If Chubb understands just how special he is, he’s not showing it.

Texting with Gurley Friday night, he had his doubts.

“I can’t do what you do,” he wrote to Gurley.

“Just be Nick Chubb,” Gurley responded.

As it turns out, that vote of confidence was all he needed.

With Gurley’s advice ringing in his ears -- I believe in you, keep running your feet -- Chubb carried the ball 38 times for 143 yards and a touchdown. For good measure, he caught four passes for 31 yards.

“Coming in behind Todd made me a little nervous,” Chubb said. “But I’ve been playing football my whole life, so I just kept doing what I’ve been doing.”

With Chubb punishing Missouri’s front seven and Mason picking apart the Tigers' secondary, Georgia played arguably its most complete game of the season. Its defense, which was criticized for its play against the pass in recent games, intercepted Maty Mauk four times.

It was a statement victory in the SEC East for a team facing very real questions without Gurley in the picture.

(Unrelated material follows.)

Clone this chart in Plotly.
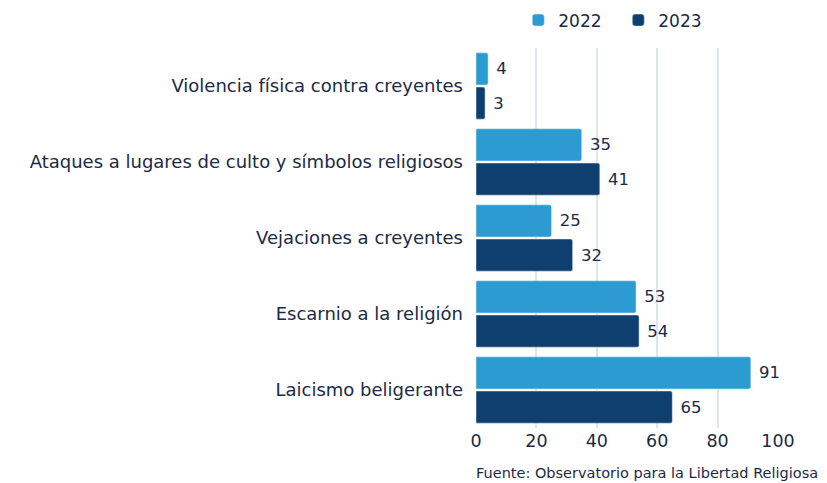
import plotly.graph_objects as go

categories = ['Violencia física contra creyentes', 'Ataques a lugares de culto y símbolos religiosos',
              'Vejaciones a creyentes', 'Escarnio a la religión', 'Laicismo beligerante']
values_2022 = [4, 35, 25, 53, 91]
values_2023 = [3, 41, 32, 54, 65]
x_ticks = [0, 20, 40, 60, 80, 100]
source = 'Fuente: Observatorio para la Libertad Religiosa'

text_color = '#1b2a47'
font_family = 'DejaVu Sans, sans-serif'

fig = go.Figure()
fig.add_trace(go.Bar(y=categories, x=values_2022, name='2022', orientation='h', marker=dict(color='#2b9bd1', cornerradius=2),
                     texttemplate=' %{x}', textposition='outside', cliponaxis=False, textfont=dict(size=16.5, color=text_color)))
fig.add_trace(go.Bar(y=categories, x=values_2023, name='2023', orientation='h', marker=dict(color='#0e3f6f', cornerradius=2),
                     texttemplate=' %{x}', textposition='outside', cliponaxis=False, textfont=dict(size=16.5, color=text_color)))

# the page body adds an 8px offset, so the figure is 8px smaller than the window
fig.update_layout(
    width=819, height=475, barmode='group', bargap=0.1, bargroupgap=0.06,
    plot_bgcolor='white', paper_bgcolor='white',
    font=dict(family=font_family, color=text_color, size=16),
    margin=dict(l=468, r=49, t=40, b=55, autoexpand=False),
    legend=dict(orientation='h', x=0.14, xanchor='left', y=1.025, yanchor='bottom', font=dict(size=17),
                itemwidth=30, entrywidth=55, traceorder='normal'),
    showlegend=True,
)
fig.update_xaxes(range=[0, 100], tickvals=x_ticks, showgrid=True, gridcolor='#dfe5ec', gridwidth=2, zeroline=False,
                 tickfont=dict(size=17.5), ticks='', showline=False, automargin=False)
fig.update_yaxes(autorange='reversed', tickfont=dict(size=18), ticks='', ticklabelstandoff=12,
                 showgrid=False, automargin=False)
fig.add_annotation(text=source, xref='paper', yref='paper', x=1.14, y=-0.092, xanchor='right', yanchor='top',
                   showarrow=False, font=dict(size=14.5, color=text_color))

fig.write_html('out.html')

“A lot of people were saying the East’s wide open with Todd out,” Chubb said. “We came out and showed everyone we’re still in it.”

“Whether it was because of what happened earlier in the week or not, I don’t know that answer,” Georgia coach Mark Richt said, “but I am just proud of the effort everybody put in.”

No player better typified that effort than Chubb, who had never carried the ball more than 35 times in high school.

Coaches warned him before the game that he might get 45 touches, Chubb said, but he didn’t believe them.

“I thought they might be joking,” he said. “It turns out they weren’t joking at all.”

No one was.

Georgia (5-1, 3-1) is in the driver’s seat to win the SEC East in large part because of Chubb’s play.

Those chants and signs for him after the game were no laughing matter.

He may not be Todd Gurley yet, but Nick Chubb is awfully good on his own.